How would you like to live in a world where you could be anything you want, look any way you want, and create any object you can imagine?
That's the premise behind the online world of "Second Life," a computer-simulated 3-D environment where everything -- including you -- can be tinkered with, and all of your virtual friends and neighbors are real people just like you.
While some online computer games let you slay dragons, wage war in the future or hunt down mysterious artifacts and hidden treasures, "Second Life" users are left to their own devices.
Some, like Aimee Weber, have opened virtual fashion boutiques where they sell their own line of personally designed virtual clothing for the world's currency, called "Linden dollars."
Cubey Terra has built a successful business designing, building and selling virtual vehicles from giant blimps to one-man airplanes.
Here, players don't compete for high scores, gold coins or to gain power. In "Second Life," it's all about giving you the tools to be and express yourself, virtually.
As the makers of "Second Life" strived to allow players more and more freedom to interact with and alter their environment, they've run into some real-world problems and also found they can help with a real-world illness.
Linden Labs, which makes the game, noticed from the program's inception that about half of the people interested in joining the online community were between 13 and 18 years old.
"When we first launched 'Second Life' we made it '18 and up' because obviously you can do anything and people do just about anything in 'Second Life,' so there is mature behavior," explained Linden Labs CEO Philip Rosedale.
So the company created "Teen Second Life," a continent off the coast of the "Second Life" mainland where teens aged 13 to 17 can do all of the same things as their adult counterparts, but in a safer, more controlled environment.

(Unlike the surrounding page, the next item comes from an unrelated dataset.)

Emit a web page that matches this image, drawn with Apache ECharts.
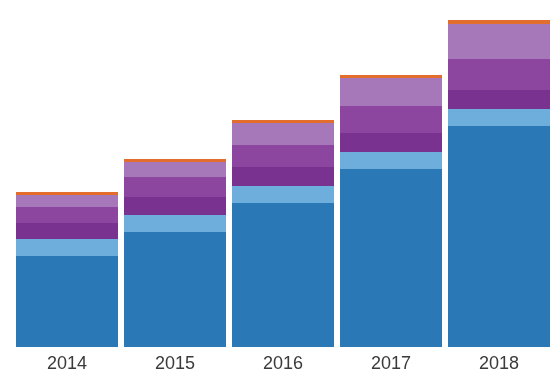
<!DOCTYPE html>
<html>
<head>
<meta charset="utf-8">
<script src="https://cdn.jsdelivr.net/npm/echarts@6/dist/echarts.min.js"></script>
<style>
  html, body { margin: 0; padding: 0; background: #fff; }
  #main { width: 553px; height: 374px; }
</style>
</head>
<body>
<div id="main"></div>
<script>
(function () {
    'use strict';

    // 数据
    var years = ['2014', '2015', '2016', '2017', '2018'];
    var darkBlue = [91, 115, 144, 178, 221];
    var lightBlue = [17, 17, 17, 17, 17];
    var darkPurple = [16, 18, 19, 19, 19];
    var midPurple = [16, 20, 22, 27, 31];
    var lightPurple = [12, 15, 22, 28, 35];
    var orange = [3, 3, 3, 3, 4];

    var myChart = echarts.init(document.getElementById('main'));

    function seg(name, data, color) {
        return {
            name: name,
            type: 'bar',
            stack: 'total',
            barWidth: 102,
            itemStyle: { color: color },
            data: data
        };
    }

    var option = {
        animation: false,
        grid: { left: 13, right: 0, top: 0, bottom: 27 },
        xAxis: {
            type: 'category',
            data: years,
            axisLine: { show: false },
            axisTick: { show: false },
            axisLabel: {
                margin: 8,
                fontSize: 18,
                color: '#3a3a3a',
                fontFamily: 'Liberation Sans, Arial, sans-serif'
            }
        },
        yAxis: {
            type: 'value',
            min: 0,
            max: 347,
            show: false,
            splitLine: { show: false }
        },
        series: [
            seg('a', darkBlue, '#2a78b6'),
            seg('b', lightBlue, '#6eaedc'),
            seg('c', darkPurple, '#7a3290'),
            seg('d', midPurple, '#8c469f'),
            seg('e', lightPurple, '#a677b9'),
            seg('f', orange, '#e36d2d')
        ]
    };

    myChart.setOption(option);
}());
</script>
</body>
</html>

"It's protected in a special way, so if you're 13 to 17 you can only go there and you cannot go there if you're over 18 from the mainland," said Rosedale.
In fact, in what Rosedale says is like "leaving Eden," when one of "Teen Second Life"'s inhabitants reaches 18, there's a graduation ceremony that sends them off to the mainland.
Just like in life, Rosedale says, "you can never go back."
"Aesop Thatch" -- as he's known in the program's virtual world -- says he's been drawn in because of the connections he's made with other players. The 16-year-old asked that his real name not be used for fear of some of the Internet's less scrupulous users.
"Most of my friends I have in real life are more casual acquaintances than close friends," said Thatch, who's been playing since June. "Here [Teen Second Life] it's really, I wouldn't say intimate, but it's much more personal."
So much so that when one of the teen community's more famous members turned 18 and was cast off to join the adults on the mainland, the entire continent felt the loss.
"Everybody got really depressed because he wasn't there anymore," said Thatch. "People were looking all over for him and got really sad when they found out he was gone."
"Second Life" is many things to many people: a sandbox where they can bring their imagination to life, a playground where they can simply play or a place to meet and socialize. Just don't call it a game.